Print, word for word, every line from the beginning of the listing up to and including the line with "import pandas as pd". Pictures are to be excluded.
* START *
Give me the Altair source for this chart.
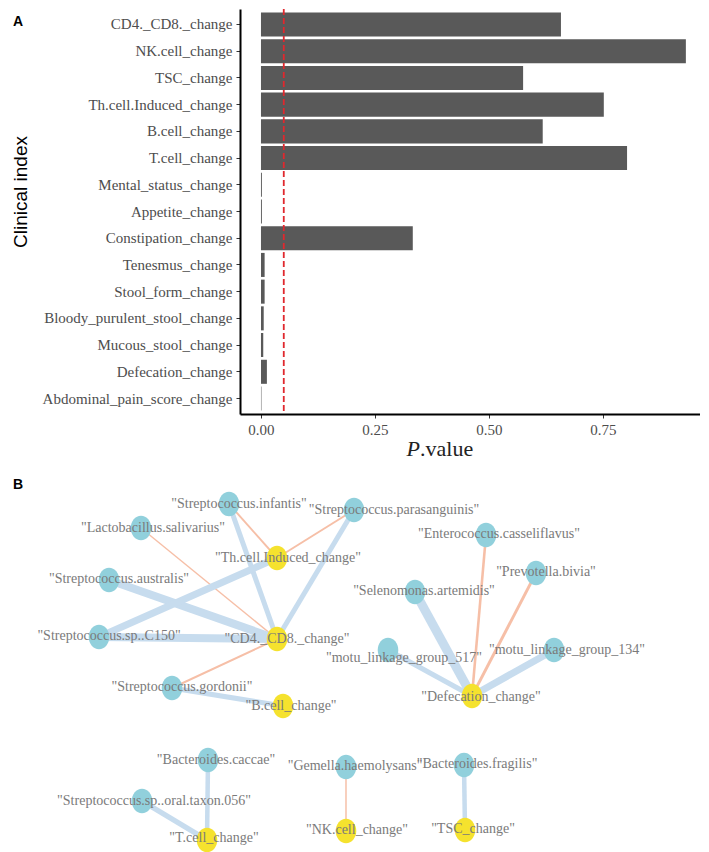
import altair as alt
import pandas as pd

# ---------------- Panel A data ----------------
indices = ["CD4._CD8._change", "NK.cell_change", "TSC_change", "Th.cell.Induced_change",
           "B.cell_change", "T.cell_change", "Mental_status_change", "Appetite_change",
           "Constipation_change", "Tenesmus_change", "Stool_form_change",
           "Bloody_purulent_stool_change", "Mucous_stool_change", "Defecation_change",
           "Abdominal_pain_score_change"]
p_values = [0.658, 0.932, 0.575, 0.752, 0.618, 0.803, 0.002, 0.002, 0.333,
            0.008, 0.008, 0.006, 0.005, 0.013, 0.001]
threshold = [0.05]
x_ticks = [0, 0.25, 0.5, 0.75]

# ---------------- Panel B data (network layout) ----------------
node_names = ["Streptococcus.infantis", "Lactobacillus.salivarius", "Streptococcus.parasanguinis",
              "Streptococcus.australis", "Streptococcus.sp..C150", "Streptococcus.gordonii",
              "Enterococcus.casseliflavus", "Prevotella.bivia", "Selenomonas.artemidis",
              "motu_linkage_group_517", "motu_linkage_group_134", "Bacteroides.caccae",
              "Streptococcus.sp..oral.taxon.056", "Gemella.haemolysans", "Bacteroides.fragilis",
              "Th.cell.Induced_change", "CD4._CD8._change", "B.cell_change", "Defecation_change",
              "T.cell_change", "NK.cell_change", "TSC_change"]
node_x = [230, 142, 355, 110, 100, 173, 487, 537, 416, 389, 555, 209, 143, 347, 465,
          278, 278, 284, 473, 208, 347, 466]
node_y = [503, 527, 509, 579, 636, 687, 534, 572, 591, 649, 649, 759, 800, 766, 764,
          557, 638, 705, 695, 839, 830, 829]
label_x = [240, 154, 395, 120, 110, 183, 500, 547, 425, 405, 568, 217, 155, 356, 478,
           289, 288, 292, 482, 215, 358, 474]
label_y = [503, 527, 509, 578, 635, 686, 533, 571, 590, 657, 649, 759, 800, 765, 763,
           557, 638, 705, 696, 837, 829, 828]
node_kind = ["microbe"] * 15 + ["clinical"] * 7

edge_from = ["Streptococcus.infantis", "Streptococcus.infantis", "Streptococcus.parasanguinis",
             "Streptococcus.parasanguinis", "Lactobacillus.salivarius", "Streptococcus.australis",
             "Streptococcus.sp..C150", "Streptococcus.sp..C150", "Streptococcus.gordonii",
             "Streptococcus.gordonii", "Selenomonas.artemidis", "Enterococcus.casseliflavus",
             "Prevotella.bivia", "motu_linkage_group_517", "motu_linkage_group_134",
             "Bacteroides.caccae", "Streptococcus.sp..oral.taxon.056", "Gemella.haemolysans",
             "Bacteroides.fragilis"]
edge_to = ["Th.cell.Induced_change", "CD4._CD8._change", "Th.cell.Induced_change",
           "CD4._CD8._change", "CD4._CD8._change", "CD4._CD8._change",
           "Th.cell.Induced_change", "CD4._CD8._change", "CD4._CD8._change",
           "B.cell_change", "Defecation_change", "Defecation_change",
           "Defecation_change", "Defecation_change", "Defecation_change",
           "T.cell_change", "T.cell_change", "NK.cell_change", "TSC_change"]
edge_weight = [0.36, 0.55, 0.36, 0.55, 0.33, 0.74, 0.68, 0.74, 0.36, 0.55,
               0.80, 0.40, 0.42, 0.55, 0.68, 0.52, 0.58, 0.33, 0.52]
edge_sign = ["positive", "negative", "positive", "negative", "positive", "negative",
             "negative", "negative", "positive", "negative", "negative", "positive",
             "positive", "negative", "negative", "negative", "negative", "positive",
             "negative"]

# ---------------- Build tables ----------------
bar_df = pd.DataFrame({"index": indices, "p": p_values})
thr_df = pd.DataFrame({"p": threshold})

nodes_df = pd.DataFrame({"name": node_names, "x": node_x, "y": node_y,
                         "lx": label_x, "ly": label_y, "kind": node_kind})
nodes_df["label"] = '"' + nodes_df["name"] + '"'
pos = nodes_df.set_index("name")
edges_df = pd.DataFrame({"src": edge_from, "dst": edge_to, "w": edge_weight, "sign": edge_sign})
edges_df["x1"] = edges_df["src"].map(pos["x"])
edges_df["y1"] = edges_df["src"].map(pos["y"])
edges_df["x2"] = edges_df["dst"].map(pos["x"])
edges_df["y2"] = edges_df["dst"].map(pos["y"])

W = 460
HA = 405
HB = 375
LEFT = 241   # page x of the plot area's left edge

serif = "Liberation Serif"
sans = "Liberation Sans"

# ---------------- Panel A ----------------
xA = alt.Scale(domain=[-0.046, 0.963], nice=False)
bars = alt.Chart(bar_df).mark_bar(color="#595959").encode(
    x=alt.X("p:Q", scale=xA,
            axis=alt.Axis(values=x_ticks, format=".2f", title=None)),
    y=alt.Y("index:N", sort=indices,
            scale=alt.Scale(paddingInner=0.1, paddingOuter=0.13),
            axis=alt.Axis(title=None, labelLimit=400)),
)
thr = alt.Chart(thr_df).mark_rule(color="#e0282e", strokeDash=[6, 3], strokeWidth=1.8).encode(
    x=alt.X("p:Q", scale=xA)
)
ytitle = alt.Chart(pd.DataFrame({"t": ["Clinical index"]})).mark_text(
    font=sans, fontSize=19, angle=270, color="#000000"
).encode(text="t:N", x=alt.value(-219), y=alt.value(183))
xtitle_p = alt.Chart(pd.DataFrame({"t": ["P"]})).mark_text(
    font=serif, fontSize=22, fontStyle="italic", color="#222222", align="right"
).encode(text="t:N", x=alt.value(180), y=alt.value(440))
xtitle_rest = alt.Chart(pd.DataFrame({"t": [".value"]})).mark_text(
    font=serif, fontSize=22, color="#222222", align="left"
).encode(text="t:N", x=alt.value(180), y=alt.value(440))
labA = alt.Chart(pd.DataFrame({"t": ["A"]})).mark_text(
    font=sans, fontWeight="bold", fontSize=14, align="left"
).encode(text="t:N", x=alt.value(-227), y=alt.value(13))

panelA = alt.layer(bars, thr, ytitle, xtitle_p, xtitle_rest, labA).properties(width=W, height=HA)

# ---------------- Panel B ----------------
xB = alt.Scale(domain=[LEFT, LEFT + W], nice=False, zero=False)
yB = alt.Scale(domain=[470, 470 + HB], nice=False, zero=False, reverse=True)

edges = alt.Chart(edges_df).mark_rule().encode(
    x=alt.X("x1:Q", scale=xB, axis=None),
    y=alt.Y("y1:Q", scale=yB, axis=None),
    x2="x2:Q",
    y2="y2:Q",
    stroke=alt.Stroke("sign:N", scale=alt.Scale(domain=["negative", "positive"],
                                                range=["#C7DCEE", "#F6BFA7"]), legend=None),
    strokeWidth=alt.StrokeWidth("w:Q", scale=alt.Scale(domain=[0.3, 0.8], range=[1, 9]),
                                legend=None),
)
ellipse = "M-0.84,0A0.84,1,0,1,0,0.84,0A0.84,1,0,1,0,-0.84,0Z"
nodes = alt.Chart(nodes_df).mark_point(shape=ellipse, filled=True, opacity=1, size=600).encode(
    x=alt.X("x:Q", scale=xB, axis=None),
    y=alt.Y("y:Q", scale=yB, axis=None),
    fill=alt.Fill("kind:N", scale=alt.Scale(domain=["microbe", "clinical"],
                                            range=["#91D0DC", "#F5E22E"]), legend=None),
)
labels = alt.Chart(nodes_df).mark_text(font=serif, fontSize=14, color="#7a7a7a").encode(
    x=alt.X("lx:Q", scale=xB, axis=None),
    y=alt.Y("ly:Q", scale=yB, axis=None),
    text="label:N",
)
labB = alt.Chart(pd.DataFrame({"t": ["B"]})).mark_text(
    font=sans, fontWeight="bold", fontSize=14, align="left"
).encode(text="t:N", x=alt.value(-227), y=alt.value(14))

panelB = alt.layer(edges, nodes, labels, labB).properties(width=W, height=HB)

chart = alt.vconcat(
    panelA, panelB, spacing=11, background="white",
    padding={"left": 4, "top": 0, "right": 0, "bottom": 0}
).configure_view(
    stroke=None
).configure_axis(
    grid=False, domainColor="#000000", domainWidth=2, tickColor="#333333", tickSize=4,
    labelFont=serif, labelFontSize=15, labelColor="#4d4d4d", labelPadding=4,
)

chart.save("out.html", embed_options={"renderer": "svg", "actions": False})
* END *
→ Written answer
Give me the Altair source for this chart.
import altair as alt
import pandas as pd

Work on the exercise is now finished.